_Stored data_
====

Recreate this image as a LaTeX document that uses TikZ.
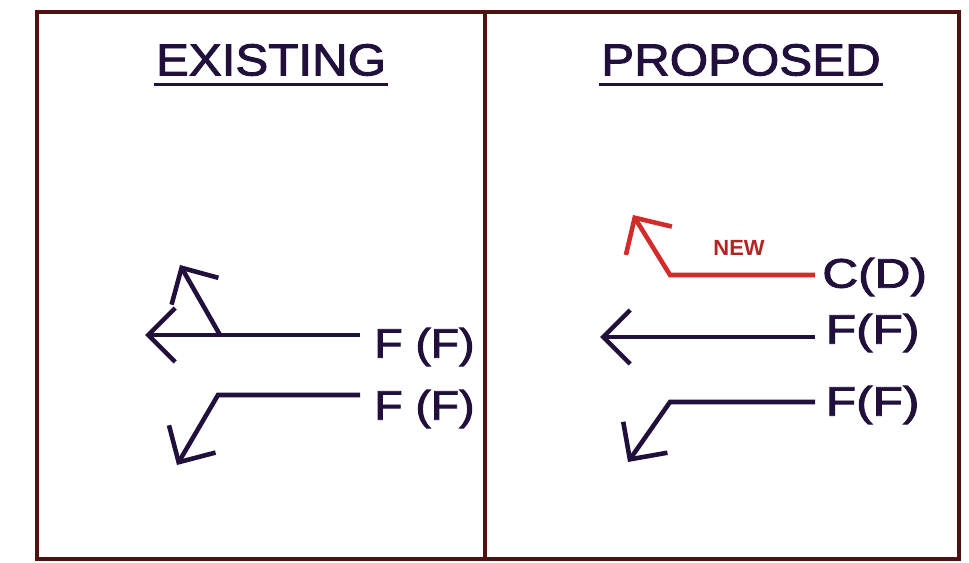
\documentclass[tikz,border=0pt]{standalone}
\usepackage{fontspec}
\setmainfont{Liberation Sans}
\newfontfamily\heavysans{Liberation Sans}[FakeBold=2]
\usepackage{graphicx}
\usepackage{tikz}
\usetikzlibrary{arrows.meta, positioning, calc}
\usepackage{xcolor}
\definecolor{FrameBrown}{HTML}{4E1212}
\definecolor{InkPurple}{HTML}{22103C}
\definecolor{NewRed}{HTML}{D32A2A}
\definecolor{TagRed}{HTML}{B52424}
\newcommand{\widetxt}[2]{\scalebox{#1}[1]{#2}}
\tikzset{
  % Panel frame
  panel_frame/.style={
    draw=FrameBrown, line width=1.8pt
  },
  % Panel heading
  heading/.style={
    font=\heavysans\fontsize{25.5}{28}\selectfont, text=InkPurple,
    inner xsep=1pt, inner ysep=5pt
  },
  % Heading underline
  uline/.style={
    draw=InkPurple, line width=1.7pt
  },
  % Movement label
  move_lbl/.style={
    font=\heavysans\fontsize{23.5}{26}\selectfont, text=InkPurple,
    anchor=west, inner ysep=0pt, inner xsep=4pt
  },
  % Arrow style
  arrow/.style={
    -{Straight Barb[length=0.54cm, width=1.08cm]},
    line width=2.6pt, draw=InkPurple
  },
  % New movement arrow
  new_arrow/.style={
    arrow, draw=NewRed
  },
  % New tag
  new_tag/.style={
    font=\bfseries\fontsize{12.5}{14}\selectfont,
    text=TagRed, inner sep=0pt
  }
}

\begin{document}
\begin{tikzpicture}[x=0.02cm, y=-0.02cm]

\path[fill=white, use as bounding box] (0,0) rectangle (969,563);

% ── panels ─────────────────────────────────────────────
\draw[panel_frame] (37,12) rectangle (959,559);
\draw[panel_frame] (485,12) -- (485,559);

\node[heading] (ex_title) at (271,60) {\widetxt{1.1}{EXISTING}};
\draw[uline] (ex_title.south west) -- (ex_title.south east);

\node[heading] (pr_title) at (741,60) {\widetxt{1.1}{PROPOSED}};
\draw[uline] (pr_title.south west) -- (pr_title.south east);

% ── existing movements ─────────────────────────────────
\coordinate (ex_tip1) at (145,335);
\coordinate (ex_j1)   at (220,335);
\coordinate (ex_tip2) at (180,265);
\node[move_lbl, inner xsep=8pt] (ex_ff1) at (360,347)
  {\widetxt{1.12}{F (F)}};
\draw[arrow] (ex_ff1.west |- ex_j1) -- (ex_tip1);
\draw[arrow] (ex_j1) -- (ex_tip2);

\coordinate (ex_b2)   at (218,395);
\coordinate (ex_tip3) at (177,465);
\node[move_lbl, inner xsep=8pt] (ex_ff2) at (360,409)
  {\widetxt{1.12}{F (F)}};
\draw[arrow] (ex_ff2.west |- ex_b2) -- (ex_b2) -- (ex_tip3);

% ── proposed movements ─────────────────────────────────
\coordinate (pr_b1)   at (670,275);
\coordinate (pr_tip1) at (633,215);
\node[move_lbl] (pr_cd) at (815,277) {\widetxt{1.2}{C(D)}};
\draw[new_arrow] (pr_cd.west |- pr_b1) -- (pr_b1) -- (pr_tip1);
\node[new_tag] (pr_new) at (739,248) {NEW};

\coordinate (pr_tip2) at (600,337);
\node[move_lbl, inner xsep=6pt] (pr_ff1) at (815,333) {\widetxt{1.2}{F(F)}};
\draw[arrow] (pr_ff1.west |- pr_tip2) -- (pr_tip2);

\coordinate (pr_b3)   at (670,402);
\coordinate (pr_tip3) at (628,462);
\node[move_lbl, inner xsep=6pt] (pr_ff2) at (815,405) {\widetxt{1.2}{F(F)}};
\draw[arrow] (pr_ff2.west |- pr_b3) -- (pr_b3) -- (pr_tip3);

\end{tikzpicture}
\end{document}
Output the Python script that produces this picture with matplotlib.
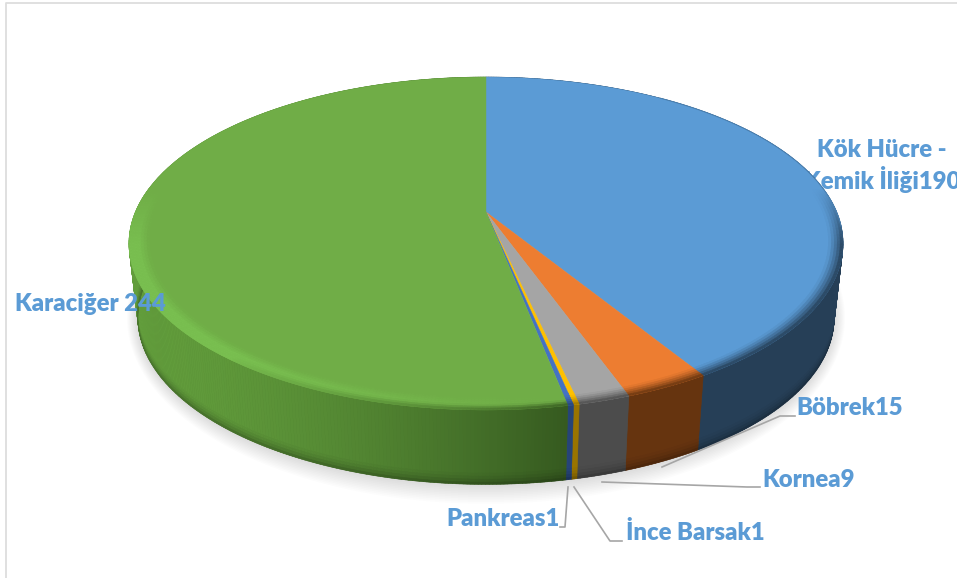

====

Send back the data above word for word, with the pictures left out.

_Reply to the task_
Recreate this image as a LaTeX document that uses TikZ.
\documentclass[tikz,border=0pt]{standalone}
\usepackage{fontspec}
\setmainfont{Liberation Sans}
\newfontfamily\heavysans{Liberation Sans}[FakeBold=2]
\usepackage{graphicx}
\usepackage{tikz}
\usetikzlibrary{arrows.meta, positioning, calc}
\usepackage{xcolor}
\definecolor{FrameBrown}{HTML}{4E1212}
\definecolor{InkPurple}{HTML}{22103C}
\definecolor{NewRed}{HTML}{D32A2A}
\definecolor{TagRed}{HTML}{B52424}
\newcommand{\widetxt}[2]{\scalebox{#1}[1]{#2}}
\tikzset{
  % Panel frame
  panel_frame/.style={
    draw=FrameBrown, line width=1.8pt
  },
  % Panel heading
  heading/.style={
    font=\heavysans\fontsize{25.5}{28}\selectfont, text=InkPurple,
    inner xsep=1pt, inner ysep=5pt
  },
  % Heading underline
  uline/.style={
    draw=InkPurple, line width=1.7pt
  },
  % Movement label
  move_lbl/.style={
    font=\heavysans\fontsize{23.5}{26}\selectfont, text=InkPurple,
    anchor=west, inner ysep=0pt, inner xsep=4pt
  },
  % Arrow style
  arrow/.style={
    -{Straight Barb[length=0.54cm, width=1.08cm]},
    line width=2.6pt, draw=InkPurple
  },
  % New movement arrow
  new_arrow/.style={
    arrow, draw=NewRed
  },
  % New tag
  new_tag/.style={
    font=\bfseries\fontsize{12.5}{14}\selectfont,
    text=TagRed, inner sep=0pt
  }
}

\begin{document}
\begin{tikzpicture}[x=0.02cm, y=-0.02cm]

\path[fill=white, use as bounding box] (0,0) rectangle (969,563);

% ── panels ─────────────────────────────────────────────
\draw[panel_frame] (37,12) rectangle (959,559);
\draw[panel_frame] (485,12) -- (485,559);

\node[heading] (ex_title) at (271,60) {\widetxt{1.1}{EXISTING}};
\draw[uline] (ex_title.south west) -- (ex_title.south east);

\node[heading] (pr_title) at (741,60) {\widetxt{1.1}{PROPOSED}};
\draw[uline] (pr_title.south west) -- (pr_title.south east);

% ── existing movements ─────────────────────────────────
\coordinate (ex_tip1) at (145,335);
\coordinate (ex_j1)   at (220,335);
\coordinate (ex_tip2) at (180,265);
\node[move_lbl, inner xsep=8pt] (ex_ff1) at (360,347)
  {\widetxt{1.12}{F (F)}};
\draw[arrow] (ex_ff1.west |- ex_j1) -- (ex_tip1);
\draw[arrow] (ex_j1) -- (ex_tip2);

\coordinate (ex_b2)   at (218,395);
\coordinate (ex_tip3) at (177,465);
\node[move_lbl, inner xsep=8pt] (ex_ff2) at (360,409)
  {\widetxt{1.12}{F (F)}};
\draw[arrow] (ex_ff2.west |- ex_b2) -- (ex_b2) -- (ex_tip3);

% ── proposed movements ─────────────────────────────────
\coordinate (pr_b1)   at (670,275);
\coordinate (pr_tip1) at (633,215);
\node[move_lbl] (pr_cd) at (815,277) {\widetxt{1.2}{C(D)}};
\draw[new_arrow] (pr_cd.west |- pr_b1) -- (pr_b1) -- (pr_tip1);
\node[new_tag] (pr_new) at (739,248) {NEW};

\coordinate (pr_tip2) at (600,337);
\node[move_lbl, inner xsep=6pt] (pr_ff1) at (815,333) {\widetxt{1.2}{F(F)}};
\draw[arrow] (pr_ff1.west |- pr_tip2) -- (pr_tip2);

\coordinate (pr_b3)   at (670,402);
\coordinate (pr_tip3) at (628,462);
\node[move_lbl, inner xsep=6pt] (pr_ff2) at (815,405) {\widetxt{1.2}{F(F)}};
\draw[arrow] (pr_ff2.west |- pr_b3) -- (pr_b3) -- (pr_tip3);

\end{tikzpicture}
\end{document}
Output the Python script that produces this picture with matplotlib.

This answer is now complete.